July 6, 2023

Tax Talks

Tax Legislation Update

By: Dario Arezzo


The House Ways and Means Committee recently announced The American Families and Jobs Act, which includes three bills (H.R. 3936, H.R. 3937, and H.R. 3938) that could impact farmers.

  • The Tax Cuts for Working Families Act (H.R. 3936) would increase the standard deduction by $4,000 (married filing jointly taxpayers) for the next two years.
  • The Small Business Jobs Act (H.R. 3937) would, among other provisions:

-Increase section 179 expensing to $2.5 million

-Create rural opportunity zones

-Extend certain tax incentives to S-Corporations

  • The Build it in America Act (H.R. 3938) would, among other provisions:

-Allow companies to immediately deduct research and development costs

-Allow additional interest expensing for taxpayers subject to the limitations under I.R.C. 163(j) by using 30% of “earnings before interest, taxes, depreciation and amortization, (EBITDA)” instead of “earnings before interest and taxes (EBIT).”

-Extend 100% bonus depreciation through 2025. Bonus depreciation would still be on schedule to be reduced to 20% in 2026. 

The research and development expensing, I.R.C. 163(j) and bonus depreciation provisions would all be retroactively rolled back and last until 2025. 
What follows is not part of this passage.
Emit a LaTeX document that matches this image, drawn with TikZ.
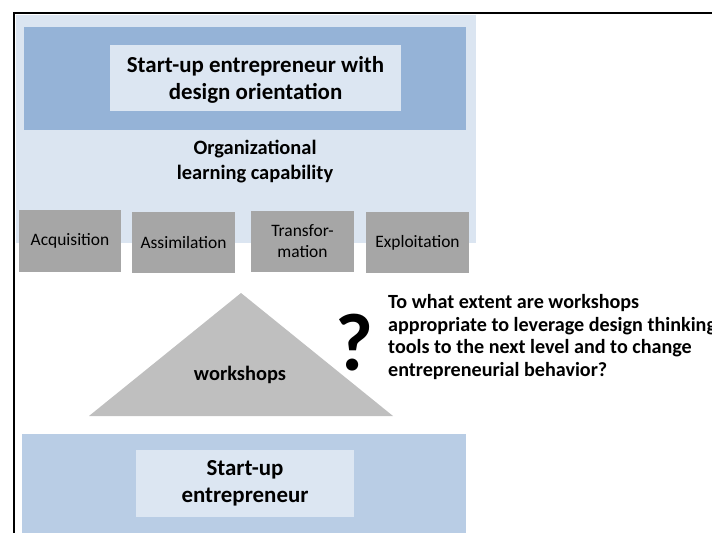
\documentclass[tikz,border=0pt]{standalone}
\usepackage{fontspec}
\setmainfont{Carlito}
\definecolor{paleblue}{HTML}{DBE5F1}
\definecolor{midblue}{HTML}{95B3D7}
\definecolor{softblue}{HTML}{B9CDE5}
\definecolor{innerblue}{HTML}{DCE6F2}
\definecolor{stepgray}{HTML}{A6A6A6}
\definecolor{trigray}{HTML}{BFBFBF}
\tikzset{
  phasebox/.style={fill=stepgray, draw=none, inner sep=0pt, minimum width=103bp, minimum height=61bp,
    font=\fontsize{17.5}{21}\selectfont, align=center},
  titlefont/.style={font=\bfseries\fontsize{23}{27}\selectfont, align=center},
}
\begin{document}
\begin{tikzpicture}[x=1bp,y=-1bp]
\useasboundingbox (0,0) rectangle (712,533);
% frame lines
\draw[line width=2.2bp] (14,534) -- (14,13) -- (713,13);

% upper organisation panel
\fill[paleblue] (16,15) rectangle (476,243);
\fill[midblue] (24,27) rectangle (466,130);
\node[fill=innerblue, minimum width=291bp, minimum height=66bp, inner sep=0pt] (topbox) at (255.5,78) {};
\node[titlefont] (toptext) at (255.5,80) {Start-up entrepreneur with\\design orientation};
\node[font=\bfseries\fontsize{20.5}{25}\selectfont, align=center] (olc) at (255,162) {Organizational\\learning capability};

% the four phases
\node[phasebox, minimum width=102bp, minimum height=62bp] (acq) at (70,241) {Acquisition};
\node[phasebox] (ass) at (183.5,242.5) {Assimilation};
\node[phasebox] (tra) at (302.5,241.5) {Transfor-\\mation};
\node[phasebox] (exp) at (417.5,242.5) {Exploitation};

% workshops triangle
\coordinate (apex) at (241,293);
\coordinate (bl) at (89,416);
\coordinate (br) at (393,416);
\fill[trigray] (apex) -- (bl) -- (br) -- cycle;
\node[font=\bfseries\fontsize{20.5}{24}\selectfont] (ws) at (240,375) {workshops};

% question
\node[font=\bfseries\fontsize{82}{82}\selectfont, inner sep=0pt] (qm) at (354,343) {?};
\node[font=\bfseries\fontsize{20.2}{22.7}\selectfont, align=left, anchor=west, inner sep=0pt] (question) at (388,337)
  {To what extent are workshops\\appropriate to leverage design thinking\\tools to the next level and to change\\entrepreneurial behavior?};

% lower panel
\fill[softblue] (22,434) rectangle (466,534);
\node[fill=innerblue, minimum width=218bp, minimum height=67bp, inner sep=0pt] (botbox) at (245,483.5) {};
\node[font=\bfseries\fontsize{23}{27}\selectfont, align=center] (bottext) at (245,483.5) {Start-up\\entrepreneur};
\end{tikzpicture}
\end{document}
Bipartisanship is required for any tax legislation to pass, but there may be room for optimism here. Senate Finance Committee Chairman Ron Wyden, (D-Ore.) recently said, “Democrats are interested in helping businesses and American families at the same time. Pairing tax cuts for businesses and families has been the bipartisan practice for several years in recent memory. I’m hopeful there’s enough common ground for the two sides to reach an agreement this year, and I’m going to work with my colleagues in the Senate on our own priorities.” For consensus to be reached, and to Senator Wyden’s point, an expansion of the child tax credit would likely need to be included in any legislation.

In May’s blog post, located here, it was noted New York state farmers who utilize bonus depreciation will qualify for additional state tax credits. Additionally, for farmers who plant orchards and vineyards, a special provision of bonus depreciation is allowed when the planting occurs. Prior to that provision, bonus depreciation could only be taken once the plantings became commercially productive.

We’ll keep watch for updates regarding these provisions as they work their way through the legislative process as many of these items could impact farm decisions for 2023 and beyond.